Some people like to keep their Christmas tree up after the holidays to continue the festive spirit, but they pose a danger the longer they stay up.
Battalion Chief Ray Hais of the San Luis Obispo City Fire Department explained, “It's kind of like a blowtorch. You know, I hate to use that analogy, but with the dry leaves and the dry branches on the Christmas tree, it has such a high fire hazard and low moisture content in it, that once it ignites, there literally is no stopping it and it's going to spread throughout the home.”
According to fire officials, on average, there are about 150 house fires related to Christmas trees every year throughout the United States.
“No matter how much water or how much you care for it, it is going to continue to dry out and the more it dries out, the greater the fire hazard,” Hais said.
Nearly 40 percent of Christmas tree fires happen in January, according to the National Fire Protection Association.
“The biggest thing for that we see as far as tree fires, is candles, matches, cigarettes, things like that.
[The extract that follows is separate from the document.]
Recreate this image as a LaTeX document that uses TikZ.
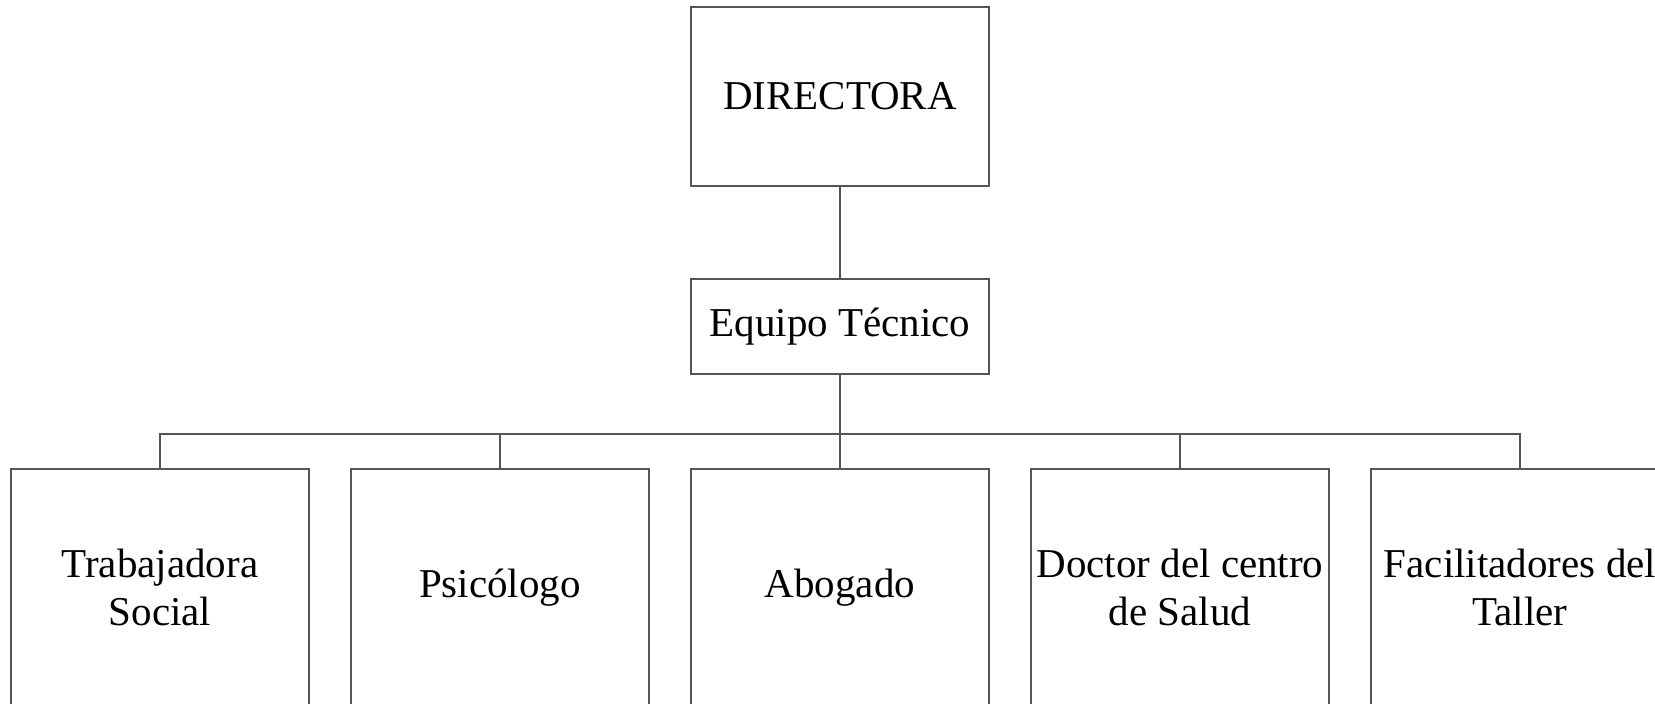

A little bit too close to the fire. And once it gets into the tree, there's honestly, there's absolutely no stopping it,” Hais warned.
He says if a Christmas tree does catch on fire, evacuate immediately and call 911.
“The sooner we are dispatched, the sooner we can get there and the sooner we can salvage a majority of your house. Do not try to fight, especially a Christmas tree fire on your own because it is going to be a losing battle,” Hais said.
People can dispose of their trees by cutting them up and putting them in their green waste containers.
Jeff Clarin, District Manager for the San Luis Obispo branch of Waste Connections, said, “We actually have as a curbside pick up, we actually cut your trees up that fit in your green waste container - no more than six inches in diameter and just cut it in about four foot sections. You put it in your regular green waste container and then we can actually service it on your service day.”
People can use a chainsaw to cut up the tree, but make sure there are no lights, stands or ornaments still attached.
At Waste Connections, they will put the Christmas trees through a digester where it becomes soil compost. From there, it is sold to farmers.
San Luis Obispo City Fire would also like to remind people to be extra careful when they are taking down Christmas lights.
They already had some incidents where people have fallen off ladders and ended up in the emergency room.